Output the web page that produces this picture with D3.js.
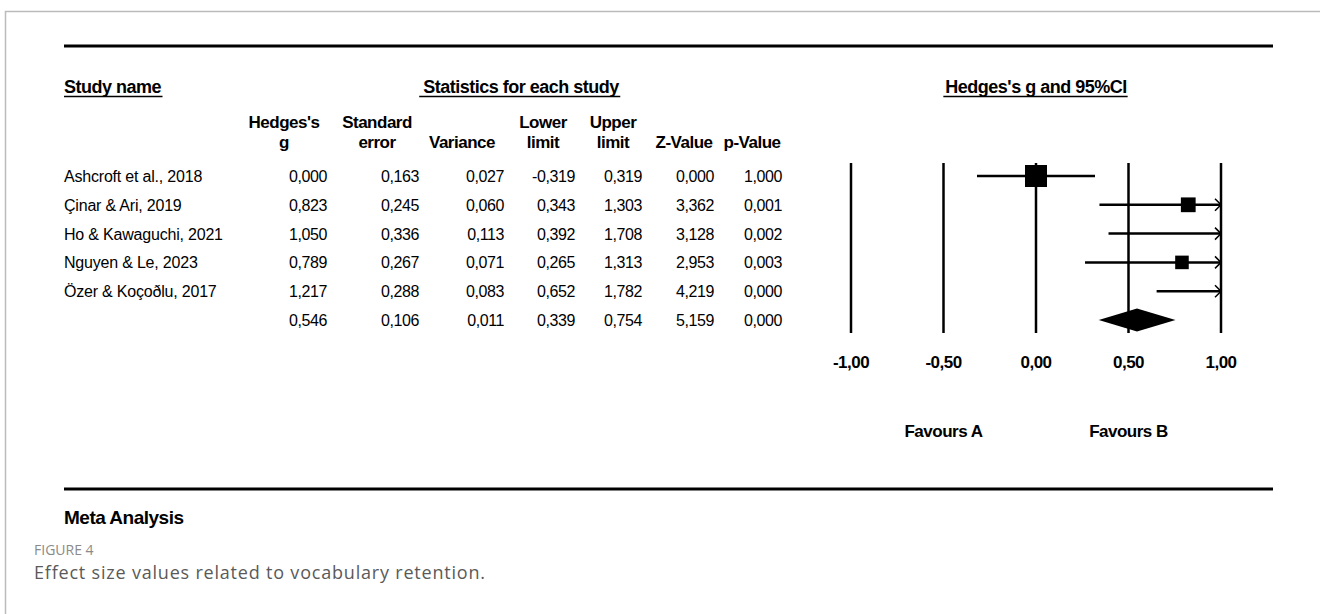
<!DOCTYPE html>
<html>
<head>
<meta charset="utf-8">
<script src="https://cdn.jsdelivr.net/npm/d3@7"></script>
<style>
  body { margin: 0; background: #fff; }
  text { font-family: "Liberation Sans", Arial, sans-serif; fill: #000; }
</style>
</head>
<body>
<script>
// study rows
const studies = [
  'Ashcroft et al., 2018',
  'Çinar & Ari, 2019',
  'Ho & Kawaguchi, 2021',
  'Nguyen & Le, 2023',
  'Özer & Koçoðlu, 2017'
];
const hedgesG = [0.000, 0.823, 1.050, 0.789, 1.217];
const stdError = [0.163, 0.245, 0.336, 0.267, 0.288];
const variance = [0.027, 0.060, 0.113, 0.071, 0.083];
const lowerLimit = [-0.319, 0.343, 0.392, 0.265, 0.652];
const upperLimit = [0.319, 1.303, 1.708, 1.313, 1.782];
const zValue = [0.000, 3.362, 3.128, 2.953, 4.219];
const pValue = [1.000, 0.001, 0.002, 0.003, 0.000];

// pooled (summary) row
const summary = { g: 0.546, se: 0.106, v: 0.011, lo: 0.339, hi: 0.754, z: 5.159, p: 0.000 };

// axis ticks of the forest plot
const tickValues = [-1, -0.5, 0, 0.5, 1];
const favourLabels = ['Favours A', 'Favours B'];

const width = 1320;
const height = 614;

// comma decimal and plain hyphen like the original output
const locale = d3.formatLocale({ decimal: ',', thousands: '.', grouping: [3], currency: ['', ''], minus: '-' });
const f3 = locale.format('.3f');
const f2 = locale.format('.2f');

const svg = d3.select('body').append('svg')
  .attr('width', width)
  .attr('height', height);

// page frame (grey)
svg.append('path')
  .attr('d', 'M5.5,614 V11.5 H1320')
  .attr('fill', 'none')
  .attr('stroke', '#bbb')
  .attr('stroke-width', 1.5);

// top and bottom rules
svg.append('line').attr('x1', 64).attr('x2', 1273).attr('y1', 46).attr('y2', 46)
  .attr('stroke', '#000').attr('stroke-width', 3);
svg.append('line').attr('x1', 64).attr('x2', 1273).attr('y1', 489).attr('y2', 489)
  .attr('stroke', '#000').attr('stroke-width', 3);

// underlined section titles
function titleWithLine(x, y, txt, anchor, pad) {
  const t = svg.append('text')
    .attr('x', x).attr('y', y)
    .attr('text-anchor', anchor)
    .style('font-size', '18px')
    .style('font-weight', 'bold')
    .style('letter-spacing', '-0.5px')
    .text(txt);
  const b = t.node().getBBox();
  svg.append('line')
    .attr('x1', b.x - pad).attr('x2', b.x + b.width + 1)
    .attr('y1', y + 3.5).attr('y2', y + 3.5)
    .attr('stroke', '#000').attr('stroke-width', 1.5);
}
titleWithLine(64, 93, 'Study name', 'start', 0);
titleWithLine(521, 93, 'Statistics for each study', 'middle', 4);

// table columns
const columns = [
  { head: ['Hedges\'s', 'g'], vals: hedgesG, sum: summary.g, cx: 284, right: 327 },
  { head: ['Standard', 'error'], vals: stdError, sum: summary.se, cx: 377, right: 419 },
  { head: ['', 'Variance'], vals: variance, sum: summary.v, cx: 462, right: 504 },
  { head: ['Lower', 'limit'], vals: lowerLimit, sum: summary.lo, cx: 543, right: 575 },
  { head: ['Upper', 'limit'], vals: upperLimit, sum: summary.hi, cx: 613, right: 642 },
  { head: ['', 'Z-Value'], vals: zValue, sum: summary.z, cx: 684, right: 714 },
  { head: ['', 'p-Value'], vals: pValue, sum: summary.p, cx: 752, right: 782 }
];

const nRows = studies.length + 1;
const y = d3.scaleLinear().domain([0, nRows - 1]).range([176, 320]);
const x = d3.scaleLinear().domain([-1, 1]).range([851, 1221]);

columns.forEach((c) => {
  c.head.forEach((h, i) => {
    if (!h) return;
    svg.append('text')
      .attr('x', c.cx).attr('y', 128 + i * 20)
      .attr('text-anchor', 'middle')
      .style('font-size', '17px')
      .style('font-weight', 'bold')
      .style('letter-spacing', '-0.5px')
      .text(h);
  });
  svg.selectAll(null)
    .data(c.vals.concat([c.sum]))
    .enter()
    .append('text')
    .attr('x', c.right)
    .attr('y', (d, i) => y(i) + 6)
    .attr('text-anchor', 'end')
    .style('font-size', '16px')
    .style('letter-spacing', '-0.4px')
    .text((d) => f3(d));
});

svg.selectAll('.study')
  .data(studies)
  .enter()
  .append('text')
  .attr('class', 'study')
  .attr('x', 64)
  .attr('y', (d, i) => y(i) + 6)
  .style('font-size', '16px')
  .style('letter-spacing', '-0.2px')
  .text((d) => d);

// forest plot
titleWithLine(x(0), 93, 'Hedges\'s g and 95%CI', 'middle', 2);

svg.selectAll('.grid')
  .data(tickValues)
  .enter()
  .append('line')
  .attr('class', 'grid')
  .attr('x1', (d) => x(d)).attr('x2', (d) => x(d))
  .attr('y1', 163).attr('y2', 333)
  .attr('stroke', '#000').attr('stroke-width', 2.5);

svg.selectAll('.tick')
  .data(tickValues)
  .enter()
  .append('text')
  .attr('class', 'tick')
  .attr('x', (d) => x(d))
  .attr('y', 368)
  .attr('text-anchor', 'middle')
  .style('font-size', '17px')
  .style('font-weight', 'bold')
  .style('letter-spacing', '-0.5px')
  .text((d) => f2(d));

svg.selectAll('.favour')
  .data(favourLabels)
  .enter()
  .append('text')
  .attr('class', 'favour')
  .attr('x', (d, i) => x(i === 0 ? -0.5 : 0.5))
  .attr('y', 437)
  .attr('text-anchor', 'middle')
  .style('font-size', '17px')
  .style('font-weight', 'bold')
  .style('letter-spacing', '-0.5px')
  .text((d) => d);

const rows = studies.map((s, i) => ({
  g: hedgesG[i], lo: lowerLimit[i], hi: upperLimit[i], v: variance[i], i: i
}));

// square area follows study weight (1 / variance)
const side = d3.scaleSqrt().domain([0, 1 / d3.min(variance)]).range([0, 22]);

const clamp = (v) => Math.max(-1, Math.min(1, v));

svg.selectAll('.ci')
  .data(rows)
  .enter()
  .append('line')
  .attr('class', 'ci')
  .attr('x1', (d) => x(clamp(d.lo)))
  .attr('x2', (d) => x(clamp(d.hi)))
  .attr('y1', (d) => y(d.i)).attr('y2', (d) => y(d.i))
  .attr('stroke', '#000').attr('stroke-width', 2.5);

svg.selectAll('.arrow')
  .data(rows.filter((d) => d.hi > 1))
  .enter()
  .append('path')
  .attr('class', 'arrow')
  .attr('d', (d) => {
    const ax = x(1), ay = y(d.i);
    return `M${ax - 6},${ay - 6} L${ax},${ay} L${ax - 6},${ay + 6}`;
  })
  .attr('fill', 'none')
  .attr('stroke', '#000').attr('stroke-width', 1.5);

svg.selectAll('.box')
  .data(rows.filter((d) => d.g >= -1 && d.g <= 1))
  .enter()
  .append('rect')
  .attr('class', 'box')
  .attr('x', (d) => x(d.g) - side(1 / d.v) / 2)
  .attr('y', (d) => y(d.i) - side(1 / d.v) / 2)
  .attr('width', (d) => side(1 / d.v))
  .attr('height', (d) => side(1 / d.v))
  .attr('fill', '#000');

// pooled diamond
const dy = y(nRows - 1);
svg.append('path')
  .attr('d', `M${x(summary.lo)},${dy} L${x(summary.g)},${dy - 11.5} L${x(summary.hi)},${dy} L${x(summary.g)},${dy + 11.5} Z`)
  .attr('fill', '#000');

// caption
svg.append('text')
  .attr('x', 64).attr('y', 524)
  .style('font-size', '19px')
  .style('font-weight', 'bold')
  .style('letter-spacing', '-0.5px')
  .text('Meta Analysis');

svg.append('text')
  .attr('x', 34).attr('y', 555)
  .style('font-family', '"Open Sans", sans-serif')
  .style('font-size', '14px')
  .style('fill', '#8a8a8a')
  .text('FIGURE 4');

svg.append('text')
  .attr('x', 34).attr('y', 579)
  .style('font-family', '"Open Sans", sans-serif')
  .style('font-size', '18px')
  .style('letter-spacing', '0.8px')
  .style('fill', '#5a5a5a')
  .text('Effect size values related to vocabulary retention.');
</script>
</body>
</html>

● **Given problem**: From the material above, gather all lines that include the string "page" and copy them.

● **Expected answer**:
Output the web page that produces this picture with D3.js.
// page frame (grey)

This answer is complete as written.